#### [Given information]
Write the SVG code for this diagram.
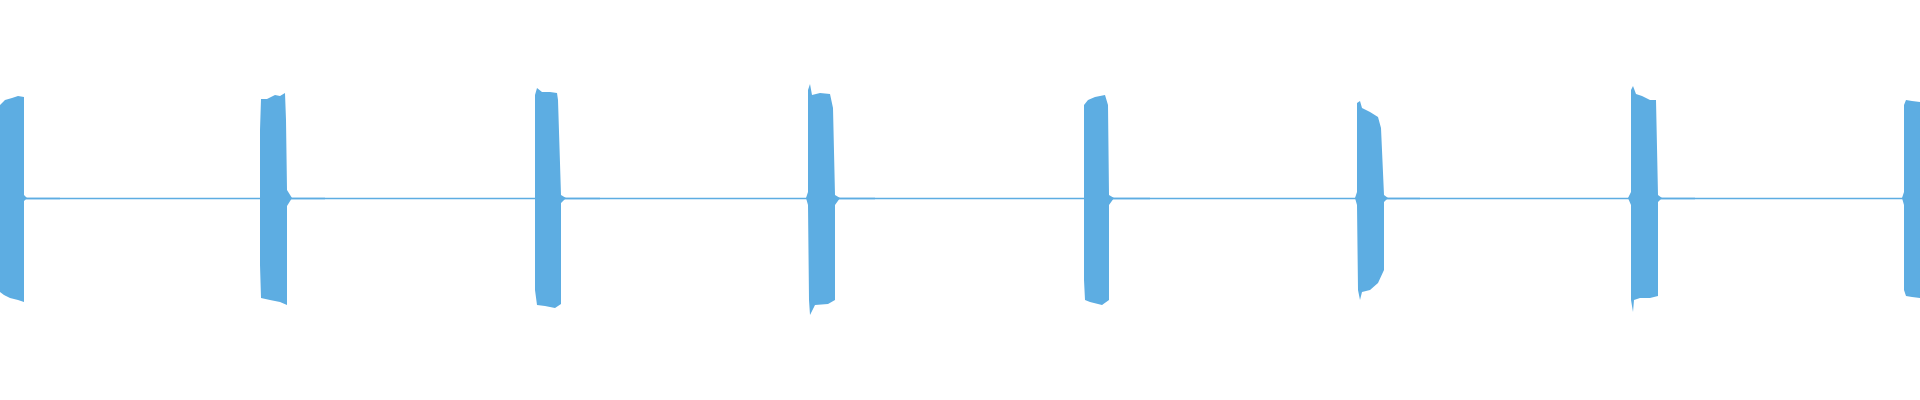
<svg xmlns="http://www.w3.org/2000/svg" width="1920" height="400" viewBox="0 0 1920 400">
<style>.w{fill:#5dade2}.l{stroke:#5dade2;stroke-width:1.5;fill:none}</style>
<rect width="1920" height="400" fill="#fff"/>
<g id="baseline"><path class="l" d="M0 198.5H1920"/>
<path class="l" stroke-width="3" d="M24 198.5H60M287 198.5H325M561 198.5H600M835 198.5H875M1109 198.5H1150M1384 198.5H1420M1658 198.5H1695"/></g>
<g id="bursts">
<path class="w" d="M0 105 L5 100 L12 98 L18 96 L24 97 L24 195 L27 198 L24 201 L24 302 L18 300 L10 298 L4 295 L0 292Z"/>
<path class="w" d="M260 130 L261 99 L267 99 L275 95 L280 96 L285 93 L286 120 L287 190 L292 198 L287 206 L287 305 L280 302 L270 300 L261 298 L260 265Z"/>
<path class="w" d="M535 95 L537 88 L542 92 L550 92 L557 93 L558 100 L561 195 L566 198 L561 203 L561 304 L555 308 L545 306 L537 305 L535 290Z"/>
<path class="w" d="M808 90 L810 84 L812 95 L820 93 L830 94 L833 108 L835 195 L840 198 L835 205 L835 300 L828 304 L815 305 L810 315 L809 300 L808 205 L806 198 L808 192Z"/>
<path class="w" d="M1084 105 L1088 100 L1095 97 L1105 95 L1108 105 L1109 195 L1114 198 L1109 205 L1109 300 L1102 305 L1090 302 L1085 300 L1084 280Z"/>
<path class="w" d="M1357 103 L1360 101 L1362 108 L1370 112 L1378 117 L1381 128 L1384 195 L1388 198 L1384 202 L1384 270 L1378 283 L1370 290 L1362 292 L1360 300 L1358 290 L1357 205 L1355 198 L1357 192Z"/>
<path class="w" d="M1631 90 L1633 86 L1636 94 L1642 96 L1650 100 L1656 100 L1658 195 L1662 198 L1658 202 L1658 296 L1650 298 L1640 298 L1634 300 L1633 312 L1631 300 L1631 205 L1628 198 L1631 192Z"/>
<path class="w" d="M1904 105 L1906 100 L1912 101 L1920 102 L1920 298 L1912 297 L1906 296 L1904 290 L1904 205 L1902 198 L1904 192Z"/>
</g>
</svg>
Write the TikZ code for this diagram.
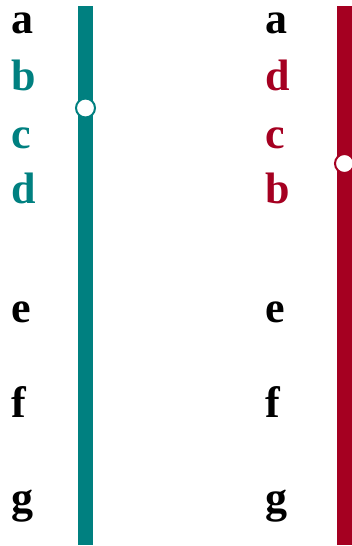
\documentclass[tikz,border=0pt]{standalone}
\usepackage{fontspec}
\setmainfont{Liberation Serif}
\definecolor{tealc}{RGB}{0,128,128}
\definecolor{redc}{RGB}{165,0,33}
\begin{document}
\begin{tikzpicture}[x=1pt,y=-1pt,
  lab/.style={anchor=base west,inner sep=0pt,font=\fontsize{44}{44}\selectfont\bfseries},
  bar/.style={line width=15pt},
  stop/.style={circle,draw,line width=2pt,fill=white,minimum size=19pt,inner sep=0pt}]
\useasboundingbox (0,0) rectangle (352,546);
% left column
\node[lab] (la) at (11,33) {a};
\node[lab,text=tealc] (lb) at (11,90) {b};
\node[lab,text=tealc] (lc) at (11,148) {c};
\node[lab,text=tealc] (ld) at (11,203) {d};
\node[lab] (le) at (11,322) {e};
\node[lab] (lf) at (11,417) {f};
\node[lab] (lg) at (11,512) {g};
\coordinate (ltop) at (85.5,6);
\coordinate (lbot) at (85.5,545);
\draw[bar,tealc] (ltop) -- (lbot);
\node[stop,draw=tealc] (lstop) at (85.5,108) {};
% right column
\node[lab] (ra) at (265,33) {a};
\node[lab,text=redc] (rd) at (265,90) {d};
\node[lab,text=redc] (rc) at (265,148) {c};
\node[lab,text=redc] (rb) at (265,203) {b};
\node[lab] (re) at (265,322) {e};
\node[lab] (rf) at (265,417) {f};
\node[lab] (rg) at (265,512) {g};
\coordinate (rtop) at (344.5,6);
\coordinate (rbot) at (344.5,545);
\draw[bar,redc] (rtop) -- (rbot);
\node[stop,draw=redc] (rstop) at (344.5,163.5) {};
\end{tikzpicture}
\end{document}
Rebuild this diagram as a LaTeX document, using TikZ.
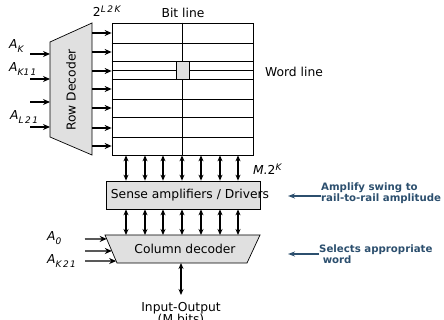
\documentclass[tikz,border=0pt]{standalone}
\usepackage{fontspec}
\setmainfont{DejaVu Sans}
\usepackage{tikz}
\usetikzlibrary{arrows.meta,calc}

\definecolor{notec}{HTML}{2C4F6E}
\newcommand{\addr}[1]{\textit{A}\raisebox{-3.5pt}{\small\textit{#1}}}

\begin{document}
\begin{tikzpicture}[
  x=1pt, y=-1pt,
  font=\fontsize{12.3}{14}\selectfont,
  arr/.style={-{Stealth[length=7pt,width=6pt]}, line width=1.2pt},
  darr/.style={{Stealth[length=6pt,width=5pt]}-{Stealth[length=6pt,width=5pt]}, line width=1.1pt},
  dec/.style={draw, fill=black!12, line width=0.7pt},
  box/.style={draw, fill=black!12, line width=0.7pt, inner sep=0pt},
  grid/.style={line width=0.7pt},
  note/.style={font=\fontsize{10.2}{11.5}\selectfont\bfseries, text=notec, align=left, inner sep=0pt},
  notearr/.style={-{Stealth[length=7pt,width=5pt]}, notec, line width=1.2pt}]
\useasboundingbox (0,0) rectangle (444,320);

% memory array
\node[draw, grid, minimum width=141pt, minimum height=132pt, inner sep=0pt] (mem) at (182.5,89) {};
\foreach \y in {43,61,70,79,99,117,137}
  \draw[grid] (mem.west |- 0,\y) -- (mem.east |- 0,\y);
\draw[grid] (mem.north) -- (mem.south);
\node[box, minimum width=13pt, minimum height=18pt] (cell) at (182.5,70) {};
\node (bit) at (183,13) {Bit line};
\node (word) at (294,72) {Word line};
\node (rows) at (107,11) {2\raisebox{4pt}{\small\textit{L\,2\,K}}};

% row decoder
\draw[dec] (50,42) coordinate (rdA) -- (92,23) coordinate (rdB)
  -- (92,155) coordinate (rdC) -- (50,137) coordinate (rdD) -- cycle;
\node[rotate=90] (rdtxt) at (71,90) {Row Decoder};
\foreach \y in {33,52,71,89,108,128,146}
  \draw[arr] (rdB |- 0,\y) -- (mem.west |- 0,\y);
\foreach \y in {54,79,102,127}
  \draw[arr] (30,\y) -- (rdA |- 0,\y);
\node[anchor=west, inner sep=0pt] (ak) at (9,46) {\addr{K}};
\node[anchor=west, inner sep=0pt] (ak1) at (9,69) {\addr{K1\,1}};
\node[anchor=west, inner sep=0pt] (al) at (10,117) {\addr{L\,2\,1}};

% sense amplifiers
\node[box, minimum width=154pt, minimum height=28pt] (sa) at (183,195) {};
\node (satxt) at (190,195) {Sense amplifiers / Drivers};
\foreach \x in {126,145,163,182,201,220,238}
  \draw[darr] (mem.south -| \x,0) -- (sa.north -| \x,0);
\node[anchor=west, inner sep=0pt] (m2k) at (253,169) {\textit{M.}2\raisebox{4pt}{\small\textit{K}}};

% column decoder
\draw[dec] (105,235) coordinate (cdA) -- (260,235) coordinate (cdB)
  -- (247,263) coordinate (cdC) -- (117,263) coordinate (cdD) -- cycle;
\node (cdtxt) at (185,249) {Column decoder};
\foreach \x in {126,145,163,182,201,220,238}
  \draw[darr] (sa.south -| \x,0) -- (cdA -| \x,0);
\foreach \t/\y in {0.14/239,0.57/251,0.93/261}
  \draw[arr] (85,\y) -- ($(cdA)!\t!(cdD)$);
\node[anchor=west, inner sep=0pt] (a0) at (47,238) {\addr{0}};
\node[anchor=west, inner sep=0pt] (ak2) at (47,261) {\addr{K\,2\,1}};

% input / output
\coordinate (io) at (181,295);
\draw[darr] (cdD -| 181,0) -- (io);
\node (iotxt) at (181,308) {Input-Output};
\node (mbits) at (181,320) {(M bits)};

% notes
\node[note, anchor=west] (n1) at (321,193) {Amplify swing to\\rail-to-rail amplitude};
\node[note, anchor=west] (n2) at (319,254) {Selects appropriate\\\ word};
\coordinate (t1) at (288,196);
\coordinate (t2) at (288,254);
\draw[notearr] (n1.west |- t1) -- (t1);
\draw[notearr] (n2.west |- t2) -- (t2);
\end{tikzpicture}
\end{document}
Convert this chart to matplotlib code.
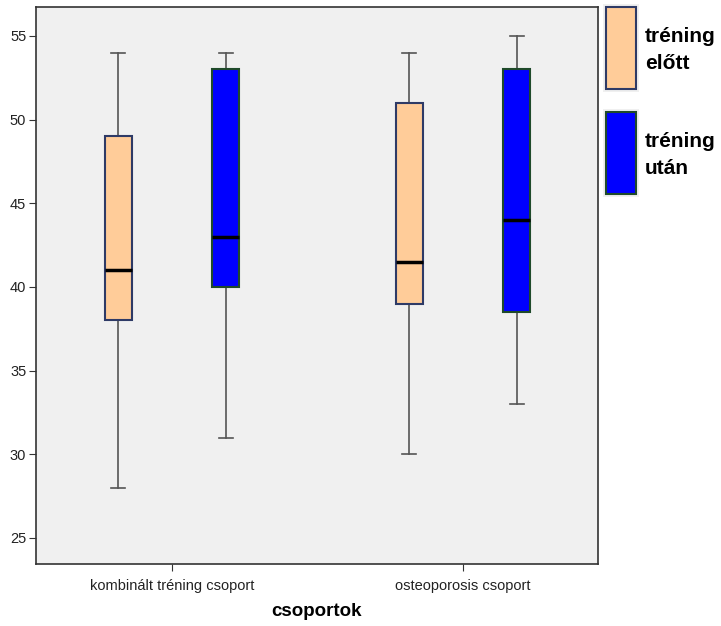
import matplotlib
matplotlib.use("Agg")
import matplotlib.pyplot as plt
from matplotlib.patches import Rectangle

plt.rcParams['font.family'] = ['Liberation Sans', 'DejaVu Sans']

groups = ["kombinált tréning csoport", "osteoporosis csoport"]
series = ["tréning\nelőtt", "tréning\nután"]
# five-number summaries per group: (low whisker, Q1, median, Q3, high whisker)
elott = [(28, 38, 41, 49, 54), (30, 39, 41.5, 51, 54)]
utan = [(31, 40, 43, 53, 54), (33, 38.5, 44, 53, 55)]
fill_colors = ["#FFCC99", "#0000FF"]
edge_colors = ["#2E3A66", "#1F4A2A"]
yticks = [25, 30, 35, 40, 45, 50, 55]

fig = plt.figure(figsize=(7.21, 6.26), dpi=100)
ax = fig.add_axes([0.0499, 0.099, 0.7795, 0.890])
ax.set_facecolor("#F0F0F0")

offset = 0.185
width = 0.093
cap = 0.048
for si, data in enumerate([elott, utan]):
    for gi, (lo, q1, med, q3, hi) in enumerate(data):
        x = gi + 1 + (offset if si else -offset)
        # whiskers and caps
        ax.plot([x, x], [lo, q1], color="#555555", lw=1.2, zorder=2)
        ax.plot([x, x], [q3, hi], color="#555555", lw=1.2, zorder=2)
        ax.plot([x - cap / 2, x + cap / 2], [lo, lo], color="#555555", lw=1.2, zorder=2)
        ax.plot([x - cap / 2, x + cap / 2], [hi, hi], color="#555555", lw=1.2, zorder=2)
        ax.add_patch(Rectangle((x - width / 2, q1), width, q3 - q1,
                               facecolor=fill_colors[si], edgecolor=edge_colors[si],
                               lw=1.5, zorder=3))
        ax.plot([x - width / 2, x + width / 2], [med, med], color="black", lw=2.5,
                zorder=4, solid_capstyle="butt")

ax.set_xlim(0.533, 2.464)
ax.set_ylim(23.44, 56.74)
ax.set_yticks(yticks)
ax.set_xticks([1, 2])
ax.set_xticklabels(groups, fontsize=10.5, color="#222222")
ax.tick_params(axis="y", labelsize=10.5, labelcolor="#222222", length=5, color="#333333", pad=2)
ax.tick_params(axis="x", length=5, color="#333333", pad=6)
for s in ax.spines.values():
    s.set_color("#333333")
    s.set_linewidth(1.2)
ax.set_xlabel("csoportok", fontsize=13.5, fontweight="bold", labelpad=7)

# legend drawn beside the plot area
for top in [4, 109]:
    fig.patches.append(Rectangle((603 / 721, 1 - (top + 88) / 626), 36 / 721, 88 / 626,
                                 transform=fig.transFigure, facecolor="#F0F0F0",
                                 edgecolor="none", zorder=0))
legend_tops = [7, 112]
for si, top in enumerate(legend_tops):
    fig.patches.append(Rectangle((606 / 721, 1 - (top + 82) / 626), 30 / 721, 82 / 626,
                                 transform=fig.transFigure, facecolor=fill_colors[si],
                                 edgecolor=edge_colors[si], lw=1.5, zorder=1))
    fig.text(645 / 721, 1 - (top + 43) / 626, series[si], fontsize=15,
             fontweight="bold", va="center", ha="left", linespacing=1.55)

fig.savefig("out.png", dpi=100)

#### [Prompt]
Count the lines in the entries that hold the word "matplotlib", and give nothing but the total.

#### [Task result]
5